Insomma, qualcosa si fa, ma il discorso della manutenzione è differito perché nessuno può sapere, e solo ora si comincia a sospettare, quanto le condizioni ambientali avrebbero alterato i meccanismi. Linetti scrive di “una popolazione oggetto di manutenzione che si compone di circa 70.000 unità, una popolazione cittadina di un apposito sistema di gestione che si sta implementando in questi mesi”. E poi ammette: “Le regole del gioco faranno parte del piano per l’avviamento del sistema Mose, in corso di redazione”. Quindi non è ancora pronto, a 16 anni dall’apertura dei cantieri.

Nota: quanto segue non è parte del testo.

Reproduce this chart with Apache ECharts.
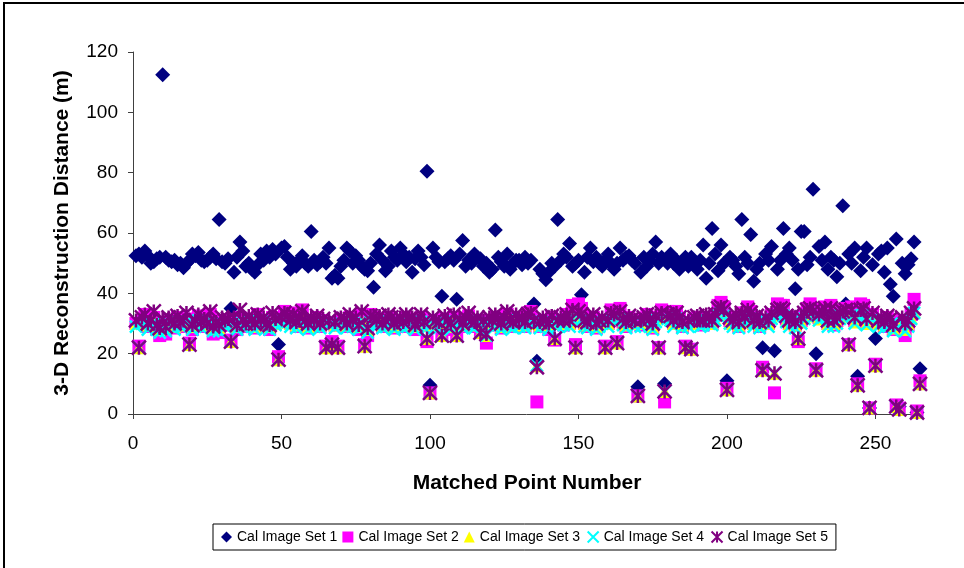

Il provveditore Linetti affronta anche il problema della corrosione. La premessa è una novità: “Le cerniere delle paratoie delle quattro bocche di laguna non sono ancora state collaudate”. I gruppi di cerniere-connettori sono 156. È lì che è spuntata la ruggine. E lo si sapeva da tre anni. “Quando è emerso il problema della corrosione, già nel corso del 2016, a seguito dell’attività di alta sorveglianza svolta dal Provveditorato, le diverse commissioni di collaudo, tutte nominate in corso d’opera, hanno comunicato, con nota congiunta del 29 maggio 2018, di voler sospendere le operazioni fino a che non si fosse individuata una soluzione per ovviare alle ossidazioni e non fosse completo il sistema di climatizzazione degli ambienti ove sono collocate le strutture”. Per questo è partita ora la gara da 34 milioni di euro per le nuove cerniere? “Deve individuare una soluzione che consenta di garantire nel tempo i manufatti ed evitare, in una prospettiva più lunga, maggiori oneri a carico della finanza pubblica”.
In realtà, dai documenti del Mose emergono tanti singoli piani di manutenzione, ma manca il quadro d’insieme. Scrive l’Ordine degli ingegneri di Milano per le paratie di Malamocco: “Le opere di questa singola parte nell’ambito dell’intera durata dei lavori limitata a pochi anni non richiedono interventi di manutenzione… infatti il piano di manutenzione classico verrà portato all’approvazione del concedente dopo l’approvazione dell’ultima parte in cui l’intero lavoro è stato svolto”.
“È gravissimo. Sono anni che il piano di manutenzione fa parte degli elementi imprescindibili di un progetto e – commenta sconfortato l’onorevole L’Abbate – viste le tante varianti che ha subito il Mose, si sarebbe dovuto provvedere anche in corso d’opera. E, invece, non è stato mai richiesto. Come si fa a gestire la durabilità del Mose, come previsto dalle norme tecniche per le costruzioni del 2008? E come fa lo Stato, che dovrà accollarsi quest’opera mastodontica, a sapere quanto costerà mantenerla?”.